The Liberian government has closed and dismantled a crematorium in Monrovia in a move that represents significant progress in the country’s fight against the disease, the Associated Press reported.
The country had previously imposed cremations because traditional burial practices, which included washing and touching the dead, pose a significant danger of infection.
The government removed drums from the facility holding ashes of over 3,000 victims. Nineteen barrels of remains are slated for burial on a plot bought by the government as a cemetery for Ebola victims.
“These activities — these prayers services — are taking place in an effort to accord these people the utmost respect considering the circumstances under which they were cremated and they parted with their families,” Acting Information Minister Isaac Jackson told the AP. “We think it is only but proper that we now accord them — the over 3,000 people cremated — respect in a more dignified way.”

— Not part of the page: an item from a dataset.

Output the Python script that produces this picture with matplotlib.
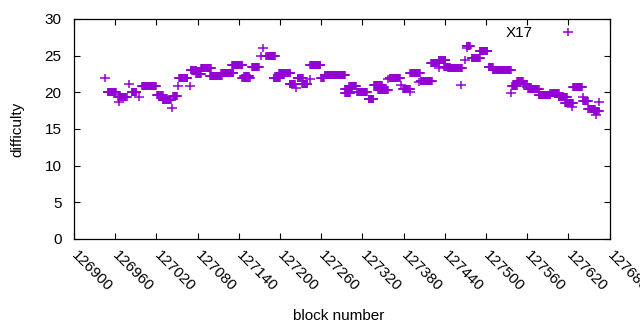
import numpy as np
import matplotlib
matplotlib.use("Agg")
import matplotlib.pyplot as plt
from matplotlib.path import Path

plt.rcParams['font.family'] = ['Liberation Sans', 'DejaVu Sans']

# Runs of consecutive blocks sharing the same X17 difficulty (start block, end block, difficulty)
run_start = [126945, 126949, 126966, 126964, 126980, 126984, 126994, 126999,
             127021, 127029, 127043, 127044, 127052, 127053, 127069, 127070,
             127078, 127085, 127098, 127114, 127130, 127145, 127148, 127159,
             127172, 127176, 127180, 127191, 127199, 127214, 127224, 127226,
             127232, 127244, 127244, 127260, 127265, 127295, 127301, 127295,
             127312, 127329, 127337, 127343, 127358, 127360, 127366, 127377,
             127379, 127390, 127390, 127403, 127405, 127420, 127431, 127431,
             127439, 127445, 127464, 127470, 127472, 127472, 127479, 127491,
             127504, 127510, 127537, 127538, 127545, 127554, 127562, 127577,
             127594, 127606, 127615, 127625, 127627, 127641, 127642, 127649,
             127657, 127661, 127664]
run_end = [126945, 126961, 126966, 126977, 126980, 126991, 126994, 127019,
           127029, 127041, 127043, 127050, 127052, 127065, 127069, 127078,
           127085, 127099, 127115, 127132, 127145, 127156, 127155, 127169,
           127172, 127176, 127193, 127200, 127215, 127222, 127224, 127233,
           127240, 127259, 127244, 127264, 127295, 127305, 127311, 127302,
           127327, 127336, 127348, 127357, 127358, 127370, 127375, 127377,
           127389, 127390, 127404, 127403, 127421, 127431, 127431, 127441,
           127447, 127465, 127464, 127470, 127472, 127477, 127491, 127502,
           127510, 127536, 127537, 127545, 127554, 127560, 127577, 127594,
           127606, 127618, 127627, 127625, 127640, 127641, 127648, 127659,
           127664, 127661, 127664]
run_value = [21.9, 20.0, 18.7, 19.3, 21.1, 20.0, 19.4, 20.85,
             19.6, 19.0, 17.8, 19.5, 20.9, 21.9, 20.9, 23.0,
             22.5, 23.3, 22.2, 22.7, 23.7, 22.0, 22.2, 23.5,
             24.9, 26.1, 25.0, 21.9, 22.6, 21.2, 20.6, 21.9,
             21.1, 23.7, 21.8, 22.0, 22.3, 20.4, 20.8, 19.9,
             20.1, 19.1, 21.0, 20.3, 21.8, 21.9, 22.0, 21.0,
             20.5, 20.0, 22.6, 21.4, 21.5, 24.0, 23.3, 24.4,
             23.5, 23.3, 21.0, 24.4, 26.0, 26.3, 24.7, 25.6,
             23.4, 23.0, 19.9, 20.9, 21.5, 21.1, 20.5, 19.7,
             19.9, 19.4, 18.6, 18.0, 20.7, 19.3, 18.8, 17.7,
             17.4, 16.9, 18.7]

x_ticks = [126900, 126960, 127020, 127080, 127140, 127200, 127260,
           127320, 127380, 127440, 127500, 127560, 127620, 127680]
y_ticks = [0, 5, 10, 15, 20, 25, 30]

blocks = []
diffs = []
for s, e, v in zip(run_start, run_end, run_value):
    for b in range(s, e + 1):
        blocks.append(b)
        diffs.append(v)

plus = Path([(-1, 0), (1, 0), (0, -0.78), (0, 0.78)],
            [Path.MOVETO, Path.LINETO, Path.MOVETO, Path.LINETO])

fig = plt.figure(figsize=(6.4, 3.3), dpi=100)
ax = fig.add_axes([74/640, 1 - 239/330, (609.5-74)/640, (239-19)/330])
ax.plot(blocks, diffs, linestyle='none', marker=plus, markersize=6.5,
        markeredgewidth=1.1, color='#9400D3', label='X17')

ax.set_xlim(126900, 127680)
ax.set_ylim(0, 30)
ax.set_xticks(x_ticks)
ax.set_yticks(y_ticks)
ax.set_xticklabels([str(t) for t in x_ticks], rotation=-45, ha='left', va='center',
                   rotation_mode='anchor', fontsize=11)
ax.set_yticklabels([str(t) for t in y_ticks], fontsize=11)
ax.tick_params(direction='in', length=4.5, width=0.8, top=True, right=True)
ax.tick_params(axis='y', pad=9)
ax.tick_params(axis='x', pad=10)
for sp in ax.spines.values():
    sp.set_linewidth(0.9)

ax.set_xlabel('block number', fontsize=11)
ax.xaxis.set_label_coords(0.495, -0.318)
ax.set_ylabel('difficulty', fontsize=11)
ax.yaxis.set_label_coords(-0.093, 0.5)

ax.legend(loc='upper right', frameon=False, markerfirst=False, fontsize=11,
          handlelength=1.5, handletextpad=1.6, borderaxespad=0.0,
          bbox_to_anchor=(0.956, 0.995))

fig.savefig('out.png', dpi=100)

Last week Liberia’s last known Ebola patient, 58-year-old Beatrice Yardolo, danced out of a Chinese treatment center in Monrovia.
“I am very grateful to the Chinese treatment center and the Almighty God that I lived to see this day. I did not know I would make it,” Yardolo told Reuters.
Following Yardolo’s release, the country must go 42 days with no new Ebola cases until the country can be officially declared free of the disease, the AP reported.
The country is still monitoring 106 people for suspected contact with Ebola patients, according to the Wall Street Journal.
“It’s not over yet,” Tolbert Nyenswah, the deputy health minister in charge of Liberia’s Ebola battle, told the New York Times. “We are still cautioning people. We told them they must still protect their villages, their towns. They should report any suspicion of Ebola to the health teams.”
Neighboring countries Sierra Leone and Guinea are still struggling to contain the spread of Ebola, as the World Health Organization launched its first experimental Ebola vaccine trials in Guinea on Saturday.
“The Ebola epidemic shows signs of receding but we cannot let down our guard until we reach zero cases,” Assistant Director-General Marie-Paule Kieny, who leads the Ebola Research and Development effort at WHO said in a statement. “An effective vaccine to control current flare-ups could be the game-changer to finally end this epidemic and an insurance policy for any future ones.”
More than 23,900 cases of Ebola have been reported since the current outbreak began in December of 2013, including some 9,800 deaths according to the WHO.